Museum preserves Md. county’s rural history
KENNEDYVILLE, Md. — The Kent Museum was organized in the 1960s to preserve Kent County’s rural heritage, according to Joan Anderson, librarian at the Kent County Historical Society.
“The Kent Museum contains agricultural equipment donated by local families,” Anderson said. “On display are antique tractors, horse-drawn wagons, and sleds.”
She cited a corn crib as one of the points of interest at the museum.
“After harvesting, corn on the cob was placed in the crib,” a historical marker at the museum explains. “Air circulated through the slats in the side to allow the corn to dry.
“The kernels were then removed from the cob and stored in barrels until the corn was to be used either for milling into corn meal or used as feed for livestock.”
The museum’s collection also includes a corn stalk cutter invented by Kent County farmer John Schauber in 1907.
“It allowed one horse and three or four men to harvest up to 10 acres of corn a day,” according to a historical marker on the grounds.
A second historical marker at the Kent Museum noted that the site includes Charley’s House, described as “one of 10 to 12 dwellings occupied by Chestertown’s small African-American community in the mid-19th and early 20th centuries.”
Charley Williams was the last occupant of a one-story home with a loft and it was moved from Court Street in Chestertown to the Kent Museum in 1974.
A third historical marker noted that “this house illustrates the almost extinct dwellings of the early 1800s that housed slaves/servants of Maryland’s Eastern Shore. Believed to have been built as slave quarters and later as part of the African-American community in Chestertown.”

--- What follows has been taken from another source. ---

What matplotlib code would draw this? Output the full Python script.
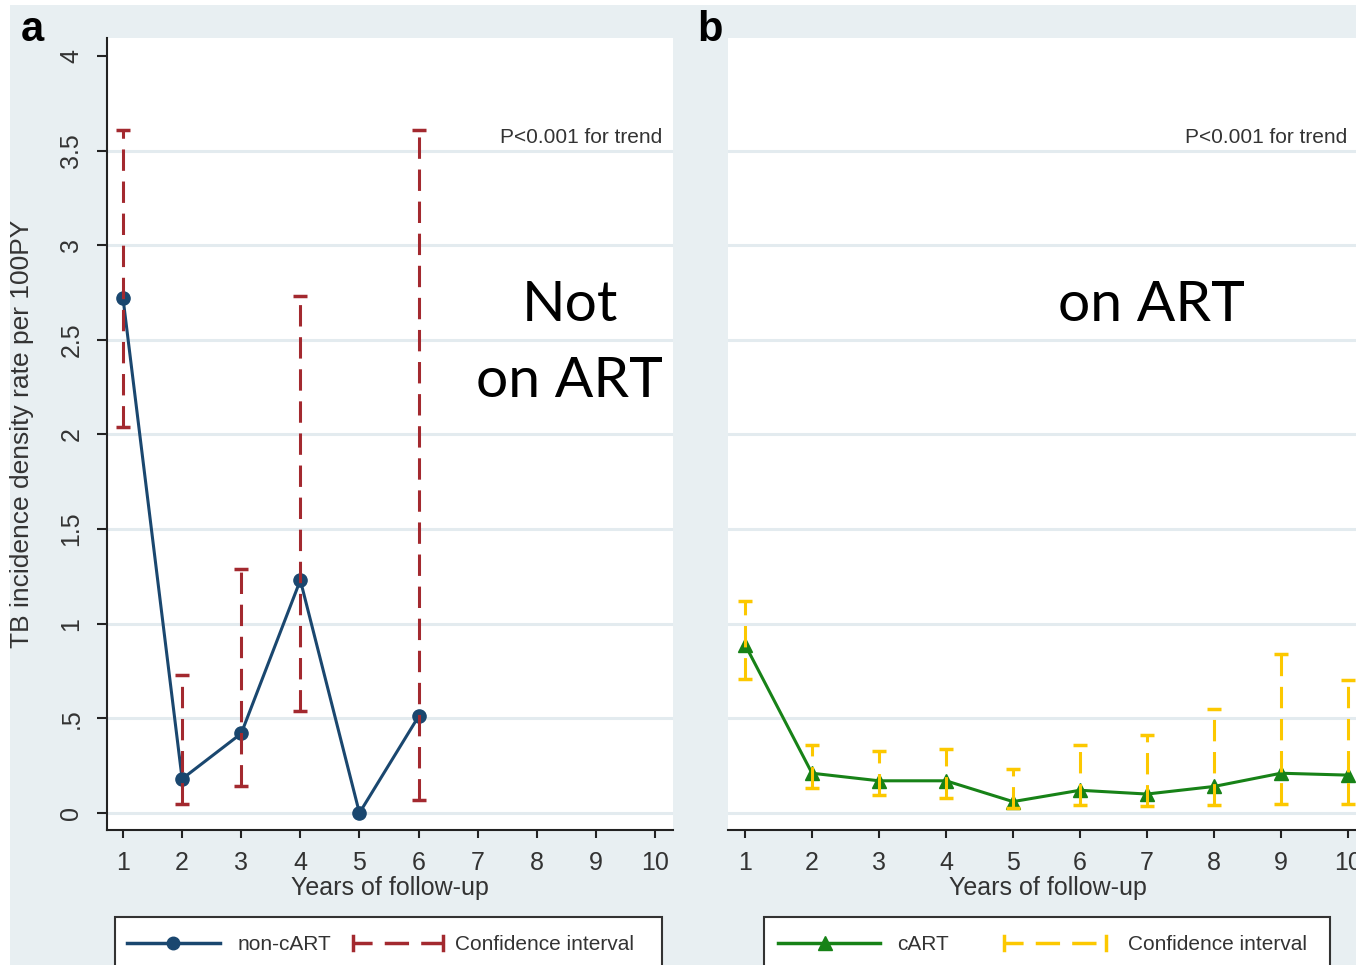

In addition, there is a graveyard of the Stavely family on the grounds of the Kent Museum; graves, according to the second historical marker, range from 1628 to 1840. Anderson said one of the graves is for a soldier that served in the American Revolutionary War.
The Kent Museum is located at 13689 Turners Creek Road and visitors are welcome.
“There are no costs to visit the museum,” Anderson explained. “The museum is open Saturdays the first and third weeks of the month beginning with May and in July and September. Visiting hours are 11 a.m. to 2 p.m.”